|Shanghai - the commercial capital of China
China’s economy will surpass that of the United States by 2035 and be twice its size by midcentury, a new report by Albert Keidel of the Carnegie Endowment for International Peace, concludes. China’s rapid growth is driven by domestic demand—not exports—and will sustain high single-digit growth rates well into this century.
In China’s Economic Rise—Fact and Fiction, Keidel examines China’s likely economic trajectory and its implications for global commercial, institutional, and military leadership.
- Potential stumbling blocks to sustained Chinese growth—export concerns, domestic economic instability, inequality and poverty, pollution, social unrest, or even corruption and slow political reform—are unlikely to undermine China’s long-term success.
- China’s financial system, rather than a shortcoming that compromises growth potential, is one of the strengths of what the report calls “China’s money-making machine,” in part because of its ability to support the financing of infrastructure and other public investments necessary for sustained rapid growth.
- A Chinese economy that eclipses the U.S. by midcentury has both commercial and potential military implications. China will be the preeminent world commercial influence. China’s military capabilities are a small fraction of the United States’ today, so there is time to prepare for a very different world in fifty years, says the report.
- American policy makers should take this opportunity to enact wide-ranging domestic reforms and rethink their concepts of global order.
“China’s economic performance clearly is no flash in the pan. Its growth this decade has averaged more than 10 percent a year and is still going strong in the first half of 2008. Because its success in recent decades has not been export-led but driven by domestic demand, its rapid growth can continue well into the twenty-first century, unfettered by world market limitation. China’s likely continued success will eventually bring an end to America’s global economic preeminence, requiring strategic reassessment by all major economies—especially the United States, the European Union, Japan, and even China itself."
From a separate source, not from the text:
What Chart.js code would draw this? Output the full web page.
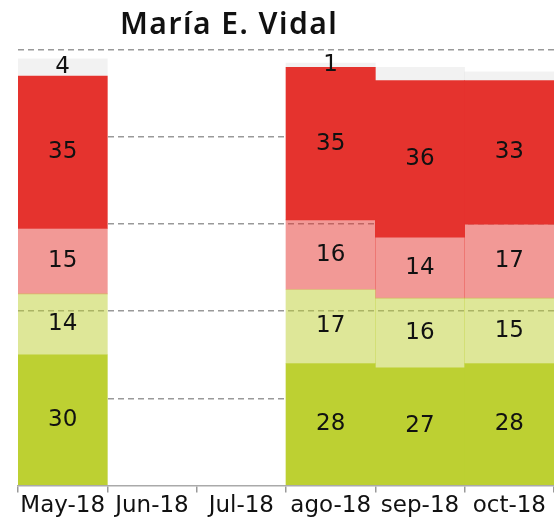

The World Bank said last December that China remains is the world's second-biggest economy.
Keidel, says the rise of China to the world's biggest economy will happen regardless of the method of calculation.
Under current market-based estimates, China's gross domestic product is about $3 trillion compared to $14 trillion for the US. Based on purchasing power parity (PPP) measure used by the World Bank and others to correct low labour-cost distortions, he said China's GDP is roughly half of that of the US but, in terms of per capita gross domestic product, it is only 9.8 per cent of the size of the US.
Keidel's calculations suggest that using the PPP method, China will catch up with the US as an economic power by 2020, with an equivalent GDP of $18 trillion. Based on the more commonly accepted market method, the turning point will come by 2035. By 2050, he estimated Chinese GDP at some $82 trillion compared with $44 trillion for the US.
However, the Chinese standard of living will remain lower - with per capita GDP in China between half and two-thirds the level of that in the US in 2050, according to the report. Keidel said poverty will remain a significant problem in China for decades despite considerable progress.